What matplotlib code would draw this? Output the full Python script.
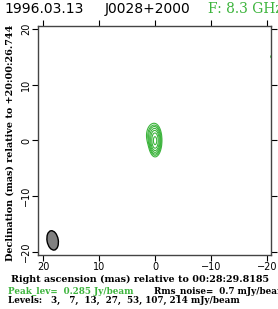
import numpy as np
import matplotlib.pyplot as plt
from matplotlib.patches import Ellipse

# Header / annotation text
obs_date = "1996.03.13"
source_name = "J0028+2000"
freq_text = "F: 8.3 GHz"
ra_ref = "00:28:29.8185"
dec_ref = "+20:00:26.744"
peak_lev = 0.285          # Jy/beam
rms_noise = 0.7           # mJy/beam
levels_mjy = [3, 7, 13, 27, 53, 107, 214]

# Source model components (x_mas, y_mas, flux_mJy, sigma_x, sigma_y)
comp_x = [0.0, 0.35]
comp_y = [-0.1, 0.9]
comp_flux = [265, 30]
comp_sx = [0.40, 0.55]
comp_sy = [0.95, 0.95]

# faint patch near the right edge
blob_x, blob_y, blob_flux = -20.9, 15.0, 4.0

# restoring beam (centre, width, height in mas, angle deg)
beam_x, beam_y = 18.3, -17.9
beam_w, beam_h, beam_ang = 2.0, 3.5, -10

green = "#3cb43c"

# build the model map on a grid
x = np.linspace(22, -22, 500)
y = np.linspace(-22, 22, 500)
X, Y = np.meshgrid(x, y)
img = np.zeros_like(X)
for cx, cy, f, sx, sy in zip(comp_x, comp_y, comp_flux, comp_sx, comp_sy):
    img += f * np.exp(-((X - cx)**2 / (2*sx**2) + (Y - cy)**2 / (2*sy**2)))
img += blob_flux * np.exp(-((X - blob_x)**2 + (Y - blob_y)**2) / (2*0.35**2))

fig = plt.figure(figsize=(2.78, 3.09), dpi=100)
ax = fig.add_axes([0.137, 0.175, 0.838, 0.741])

ax.contour(X, Y, img, levels=levels_mjy, colors=green, linewidths=0.8)
ax.add_patch(Ellipse((beam_x, beam_y), beam_w, beam_h, angle=beam_ang,
                     facecolor="#808080", edgecolor="black", lw=1.0))

ax.set_xlim(20.9, -20.7)
ax.set_ylim(-20.5, 20.5)
ax.set_xticks([20, 10, 0, -10, -20])
ax.set_yticks([-20, -10, 0, 10, 20])
ax.tick_params(direction="out", length=4, width=0.8, top=True, right=True,
               labelsize=7, pad=1)
ax.set_yticklabels([str(v).replace("-", "\u2212") for v in [-20, -10, 0, 10, 20]],
                   rotation=90, va="center")
for s in ax.spines.values():
    s.set_linewidth(1.0)
    s.set_color("#444444")

serif = "DejaVu Serif"
fig.text(0.505, 0.095, "Right ascension (mas) relative to " + ra_ref,
         ha="center", va="center", fontsize=6.9, fontweight="bold", family=serif)
fig.text(0.035, 0.539, "Declination (mas) relative to " + dec_ref,
         rotation=90, ha="center", va="center",
         fontsize=6.9, fontweight="bold", family=serif)

fig.text(0.015, 0.971, obs_date, fontsize=10, va="center")
fig.text(0.375, 0.971, source_name, fontsize=10, va="center")
fig.text(0.75, 0.971, freq_text, fontsize=10, va="center", color=green, family=serif)

fig.text(0.03, 0.058, "Peak_lev=  %.3f Jy/beam" % peak_lev,
         fontsize=6.3, color=green, family=serif, fontweight="bold", va="center")
fig.text(0.555, 0.058, "Rms_noise=  %.1f mJy/beam" % rms_noise,
         fontsize=6.3, family=serif, fontweight="bold", va="center")
fig.text(0.03, 0.027, "Levels: " + ", ".join("%3d" % v for v in levels_mjy) + " mJy/beam",
         fontsize=6.3, family=serif, fontweight="bold", va="center")

fig.savefig("out.png", dpi=100)
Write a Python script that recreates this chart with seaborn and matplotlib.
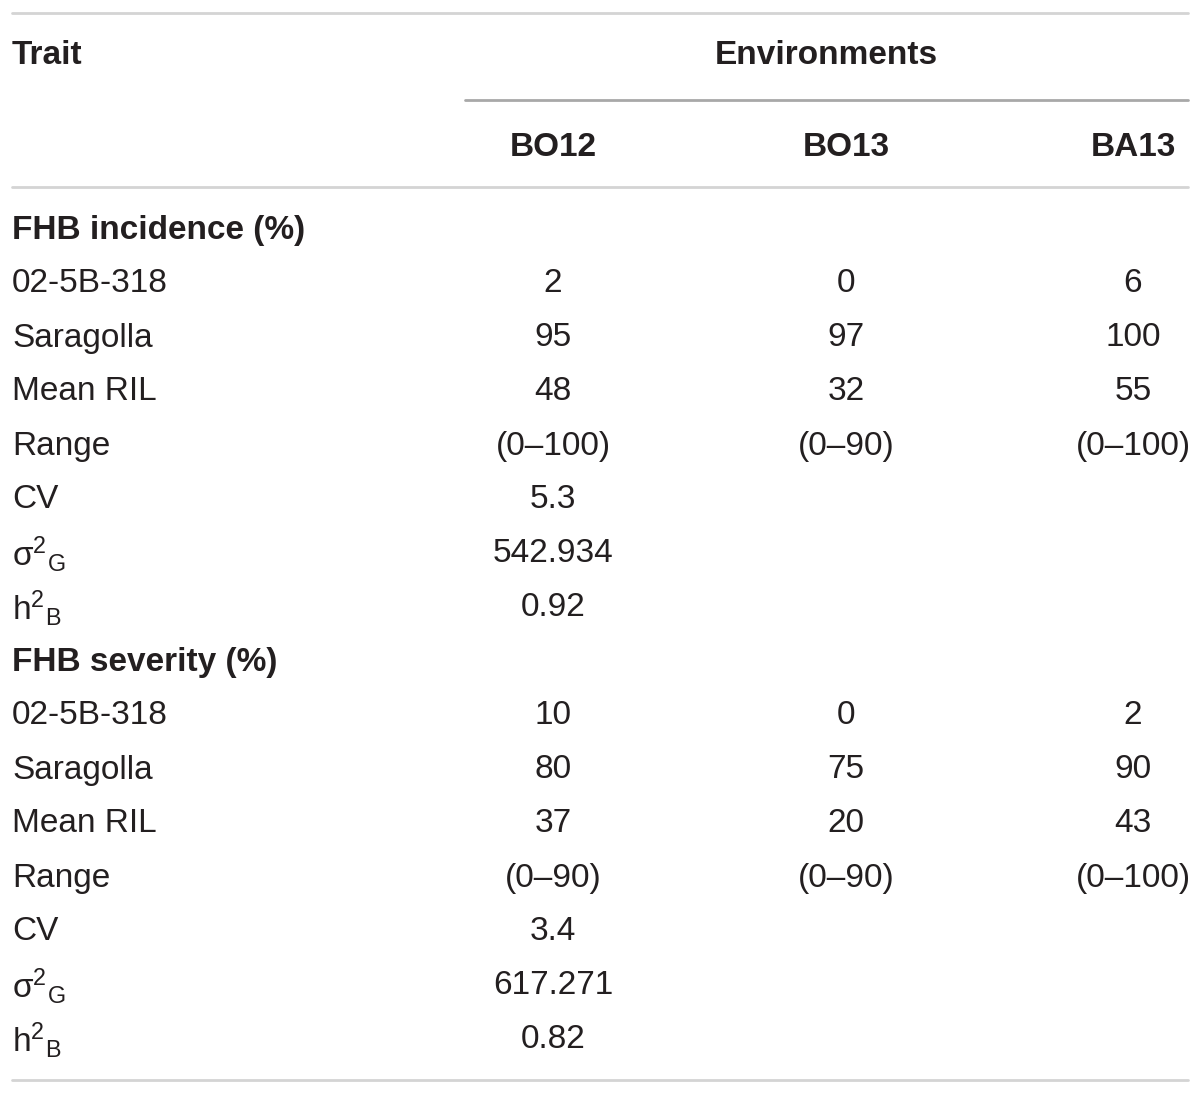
import matplotlib
matplotlib.use("Agg")
import matplotlib.pyplot as plt
import seaborn as sns
import pandas as pd

sns.set_theme(style="white")
plt.rcParams['font.family'] = ['Liberation Sans', 'DejaVu Sans']
plt.rcParams['mathtext.fontset'] = 'custom'
plt.rcParams['mathtext.rm'] = 'Liberation Sans'
plt.rcParams['mathtext.it'] = 'Liberation Sans'

# ---- data ----
header_trait = "Trait"
header_group = "Environments"
environments = ["BO12", "BO13", "BA13"]

section1 = "FHB incidence (%)"
rows1 = ["02-5B-318", "Saragolla", "Mean RIL", "Range", "CV", "sigma2G", "h2B"]
bo12_1 = ["2", "95", "48", "(0–100)", "5.3", "542.934", "0.92"]
bo13_1 = ["0", "97", "32", "(0–90)", "", "", ""]
ba13_1 = ["6", "100", "55", "(0–100)", "", "", ""]

section2 = "FHB severity (%)"
rows2 = ["02-5B-318", "Saragolla", "Mean RIL", "Range", "CV", "sigma2G", "h2B"]
bo12_2 = ["10", "80", "37", "(0–90)", "3.4", "617.271", "0.82"]
bo13_2 = ["0", "75", "20", "(0–90)", "", "", ""]
ba13_2 = ["2", "90", "43", "(0–100)", "", "", ""]

label_map = {
    "sigma2G": r"$\mathregular{\sigma^{2}{}_{G}}$",
    "h2B": r"$\mathregular{h^{2}{}_{B}}$",
}

# ---- layout ----
W, H = 1200, 1094
fig = plt.figure(figsize=(12, 10.94), dpi=100)
ax = fig.add_axes([0, 0, 1, 1])

txt = "#231f20"
fs = 24
col_x = [553, 846, 1133]
left_x = 12
dy = 2

# rules
rules = pd.DataFrame({
    "x": [12, 1188, 465, 1188, 12, 1188, 12, 1188],
    "y": [13, 13, 100, 100, 187, 187, 1080, 1080],
    "g": ["a", "a", "b", "b", "c", "c", "d", "d"],
})
for g, c, lw in [("a", "#d4d4d4", 2), ("b", "#a8a8a8", 2), ("c", "#d4d4d4", 2), ("d", "#d4d4d4", 2)]:
    sub = rules[rules.g == g]
    sns.lineplot(data=sub, x="x", y="y", ax=ax, color=c, linewidth=lw, legend=False,
                 estimator=None, sort=False)
ax.set_xlim(0, W)
ax.set_ylim(H, 0)
ax.axis("off")

ax.text(left_x, 53 + dy, header_trait, fontsize=fs, fontweight="bold", color=txt, va="center", ha="left")
ax.text(826, 53 + dy, header_group, fontsize=fs, fontweight="bold", color=txt, va="center", ha="center")
for x, e in zip(col_x, environments):
    ax.text(x, 146 + dy, e, fontsize=fs, fontweight="bold", color=txt, va="center", ha="center")

def draw_section(y0, title, rows, c1, c2, c3):
    ax.text(left_x, y0 + dy, title, fontsize=fs, fontweight="bold", color=txt, va="center", ha="left")
    for i, r in enumerate(rows):
        y = y0 + 54 * (i + 1) + dy
        lab = label_map.get(r, r)
        ax.text(left_x, y, lab, fontsize=fs, color=txt, va="center", ha="left")
        for x, v in zip(col_x, (c1[i], c2[i], c3[i])):
            if v:
                ax.text(x, y, v, fontsize=fs, color=txt, va="center", ha="center")

draw_section(228, section1, rows1, bo12_1, bo13_1, ba13_1)
draw_section(660, section2, rows2, bo12_2, bo13_2, ba13_2)

fig.savefig("out.png", dpi=100, facecolor="white")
----
• **TASK INSTRUCTIONS**
Go through the data above and transcribe it in full, omitting any image.

• **EXERCISE RESULT**
What matplotlib code would draw this? Output the full Python script.
import numpy as np
import matplotlib.pyplot as plt
from matplotlib.patches import Ellipse

# Header / annotation text
obs_date = "1996.03.13"
source_name = "J0028+2000"
freq_text = "F: 8.3 GHz"
ra_ref = "00:28:29.8185"
dec_ref = "+20:00:26.744"
peak_lev = 0.285          # Jy/beam
rms_noise = 0.7           # mJy/beam
levels_mjy = [3, 7, 13, 27, 53, 107, 214]

# Source model components (x_mas, y_mas, flux_mJy, sigma_x, sigma_y)
comp_x = [0.0, 0.35]
comp_y = [-0.1, 0.9]
comp_flux = [265, 30]
comp_sx = [0.40, 0.55]
comp_sy = [0.95, 0.95]

# faint patch near the right edge
blob_x, blob_y, blob_flux = -20.9, 15.0, 4.0

# restoring beam (centre, width, height in mas, angle deg)
beam_x, beam_y = 18.3, -17.9
beam_w, beam_h, beam_ang = 2.0, 3.5, -10

green = "#3cb43c"

# build the model map on a grid
x = np.linspace(22, -22, 500)
y = np.linspace(-22, 22, 500)
X, Y = np.meshgrid(x, y)
img = np.zeros_like(X)
for cx, cy, f, sx, sy in zip(comp_x, comp_y, comp_flux, comp_sx, comp_sy):
    img += f * np.exp(-((X - cx)**2 / (2*sx**2) + (Y - cy)**2 / (2*sy**2)))
img += blob_flux * np.exp(-((X - blob_x)**2 + (Y - blob_y)**2) / (2*0.35**2))

fig = plt.figure(figsize=(2.78, 3.09), dpi=100)
ax = fig.add_axes([0.137, 0.175, 0.838, 0.741])

ax.contour(X, Y, img, levels=levels_mjy, colors=green, linewidths=0.8)
ax.add_patch(Ellipse((beam_x, beam_y), beam_w, beam_h, angle=beam_ang,
                     facecolor="#808080", edgecolor="black", lw=1.0))

ax.set_xlim(20.9, -20.7)
ax.set_ylim(-20.5, 20.5)
ax.set_xticks([20, 10, 0, -10, -20])
ax.set_yticks([-20, -10, 0, 10, 20])
ax.tick_params(direction="out", length=4, width=0.8, top=True, right=True,
               labelsize=7, pad=1)
ax.set_yticklabels([str(v).replace("-", "\u2212") for v in [-20, -10, 0, 10, 20]],
                   rotation=90, va="center")
for s in ax.spines.values():
    s.set_linewidth(1.0)
    s.set_color("#444444")

serif = "DejaVu Serif"
fig.text(0.505, 0.095, "Right ascension (mas) relative to " + ra_ref,
         ha="center", va="center", fontsize=6.9, fontweight="bold", family=serif)
fig.text(0.035, 0.539, "Declination (mas) relative to " + dec_ref,
         rotation=90, ha="center", va="center",
         fontsize=6.9, fontweight="bold", family=serif)

fig.text(0.015, 0.971, obs_date, fontsize=10, va="center")
fig.text(0.375, 0.971, source_name, fontsize=10, va="center")
fig.text(0.75, 0.971, freq_text, fontsize=10, va="center", color=green, family=serif)

fig.text(0.03, 0.058, "Peak_lev=  %.3f Jy/beam" % peak_lev,
         fontsize=6.3, color=green, family=serif, fontweight="bold", va="center")
fig.text(0.555, 0.058, "Rms_noise=  %.1f mJy/beam" % rms_noise,
         fontsize=6.3, family=serif, fontweight="bold", va="center")
fig.text(0.03, 0.027, "Levels: " + ", ".join("%3d" % v for v in levels_mjy) + " mJy/beam",
         fontsize=6.3, family=serif, fontweight="bold", va="center")

fig.savefig("out.png", dpi=100)
Write a Python script that recreates this chart with seaborn and matplotlib.
import matplotlib
matplotlib.use("Agg")
import matplotlib.pyplot as plt
import seaborn as sns
import pandas as pd

sns.set_theme(style="white")
plt.rcParams['font.family'] = ['Liberation Sans', 'DejaVu Sans']
plt.rcParams['mathtext.fontset'] = 'custom'
plt.rcParams['mathtext.rm'] = 'Liberation Sans'
plt.rcParams['mathtext.it'] = 'Liberation Sans'

# ---- data ----
header_trait = "Trait"
header_group = "Environments"
environments = ["BO12", "BO13", "BA13"]

section1 = "FHB incidence (%)"
rows1 = ["02-5B-318", "Saragolla", "Mean RIL", "Range", "CV", "sigma2G", "h2B"]
bo12_1 = ["2", "95", "48", "(0–100)", "5.3", "542.934", "0.92"]
bo13_1 = ["0", "97", "32", "(0–90)", "", "", ""]
ba13_1 = ["6", "100", "55", "(0–100)", "", "", ""]

section2 = "FHB severity (%)"
rows2 = ["02-5B-318", "Saragolla", "Mean RIL", "Range", "CV", "sigma2G", "h2B"]
bo12_2 = ["10", "80", "37", "(0–90)", "3.4", "617.271", "0.82"]
bo13_2 = ["0", "75", "20", "(0–90)", "", "", ""]
ba13_2 = ["2", "90", "43", "(0–100)", "", "", ""]

label_map = {
    "sigma2G": r"$\mathregular{\sigma^{2}{}_{G}}$",
    "h2B": r"$\mathregular{h^{2}{}_{B}}$",
}

# ---- layout ----
W, H = 1200, 1094
fig = plt.figure(figsize=(12, 10.94), dpi=100)
ax = fig.add_axes([0, 0, 1, 1])

txt = "#231f20"
fs = 24
col_x = [553, 846, 1133]
left_x = 12
dy = 2

# rules
rules = pd.DataFrame({
    "x": [12, 1188, 465, 1188, 12, 1188, 12, 1188],
    "y": [13, 13, 100, 100, 187, 187, 1080, 1080],
    "g": ["a", "a", "b", "b", "c", "c", "d", "d"],
})
for g, c, lw in [("a", "#d4d4d4", 2), ("b", "#a8a8a8", 2), ("c", "#d4d4d4", 2), ("d", "#d4d4d4", 2)]:
    sub = rules[rules.g == g]
    sns.lineplot(data=sub, x="x", y="y", ax=ax, color=c, linewidth=lw, legend=False,
                 estimator=None, sort=False)
ax.set_xlim(0, W)
ax.set_ylim(H, 0)
ax.axis("off")

ax.text(left_x, 53 + dy, header_trait, fontsize=fs, fontweight="bold", color=txt, va="center", ha="left")
ax.text(826, 53 + dy, header_group, fontsize=fs, fontweight="bold", color=txt, va="center", ha="center")
for x, e in zip(col_x, environments):
    ax.text(x, 146 + dy, e, fontsize=fs, fontweight="bold", color=txt, va="center", ha="center")

def draw_section(y0, title, rows, c1, c2, c3):
    ax.text(left_x, y0 + dy, title, fontsize=fs, fontweight="bold", color=txt, va="center", ha="left")
    for i, r in enumerate(rows):
        y = y0 + 54 * (i + 1) + dy
        lab = label_map.get(r, r)
        ax.text(left_x, y, lab, fontsize=fs, color=txt, va="center", ha="left")
        for x, v in zip(col_x, (c1[i], c2[i], c3[i])):
            if v:
                ax.text(x, y, v, fontsize=fs, color=txt, va="center", ha="center")

draw_section(228, section1, rows1, bo12_1, bo13_1, ba13_1)
draw_section(660, section2, rows2, bo12_2, bo13_2, ba13_2)

fig.savefig("out.png", dpi=100, facecolor="white")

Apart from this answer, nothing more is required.